**STATED PROBLEM:**
Write out each line of the material again, word for word.
◆ ◆ ◆
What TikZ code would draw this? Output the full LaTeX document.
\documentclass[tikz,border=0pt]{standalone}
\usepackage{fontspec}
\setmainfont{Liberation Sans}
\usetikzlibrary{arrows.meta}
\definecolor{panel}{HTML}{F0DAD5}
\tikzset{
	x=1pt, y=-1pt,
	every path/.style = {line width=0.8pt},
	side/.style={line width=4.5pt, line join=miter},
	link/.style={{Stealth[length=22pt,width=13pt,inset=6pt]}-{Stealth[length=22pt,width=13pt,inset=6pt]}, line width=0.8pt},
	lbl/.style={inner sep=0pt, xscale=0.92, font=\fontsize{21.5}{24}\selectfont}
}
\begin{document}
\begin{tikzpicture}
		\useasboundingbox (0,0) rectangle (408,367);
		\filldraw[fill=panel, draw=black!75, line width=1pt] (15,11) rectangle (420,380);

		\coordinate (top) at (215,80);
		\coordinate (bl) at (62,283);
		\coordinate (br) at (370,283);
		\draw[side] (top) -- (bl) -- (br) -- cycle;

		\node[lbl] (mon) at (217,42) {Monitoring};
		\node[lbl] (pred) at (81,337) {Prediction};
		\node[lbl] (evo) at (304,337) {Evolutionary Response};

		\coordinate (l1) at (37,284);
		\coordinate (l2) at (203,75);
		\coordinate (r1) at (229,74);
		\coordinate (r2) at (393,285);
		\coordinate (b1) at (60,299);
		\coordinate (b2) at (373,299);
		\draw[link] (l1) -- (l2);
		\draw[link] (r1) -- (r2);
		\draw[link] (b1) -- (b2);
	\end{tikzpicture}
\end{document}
◆ ◆ ◆
**ANSWER IN FULL:**
What TikZ code would draw this? Output the full LaTeX document.
\documentclass[tikz,border=0pt]{standalone}
\usepackage{fontspec}
\setmainfont{Liberation Sans}
\usetikzlibrary{arrows.meta}
\definecolor{panel}{HTML}{F0DAD5}
\tikzset{
	x=1pt, y=-1pt,
	every path/.style = {line width=0.8pt},
	side/.style={line width=4.5pt, line join=miter},
	link/.style={{Stealth[length=22pt,width=13pt,inset=6pt]}-{Stealth[length=22pt,width=13pt,inset=6pt]}, line width=0.8pt},
	lbl/.style={inner sep=0pt, xscale=0.92, font=\fontsize{21.5}{24}\selectfont}
}
\begin{document}
\begin{tikzpicture}
		\useasboundingbox (0,0) rectangle (408,367);
		\filldraw[fill=panel, draw=black!75, line width=1pt] (15,11) rectangle (420,380);

		\coordinate (top) at (215,80);
		\coordinate (bl) at (62,283);
		\coordinate (br) at (370,283);
		\draw[side] (top) -- (bl) -- (br) -- cycle;

		\node[lbl] (mon) at (217,42) {Monitoring};
		\node[lbl] (pred) at (81,337) {Prediction};
		\node[lbl] (evo) at (304,337) {Evolutionary Response};

		\coordinate (l1) at (37,284);
		\coordinate (l2) at (203,75);
		\coordinate (r1) at (229,74);
		\coordinate (r2) at (393,285);
		\coordinate (b1) at (60,299);
		\coordinate (b2) at (373,299);
		\draw[link] (l1) -- (l2);
		\draw[link] (r1) -- (r2);
		\draw[link] (b1) -- (b2);
	\end{tikzpicture}
\end{document}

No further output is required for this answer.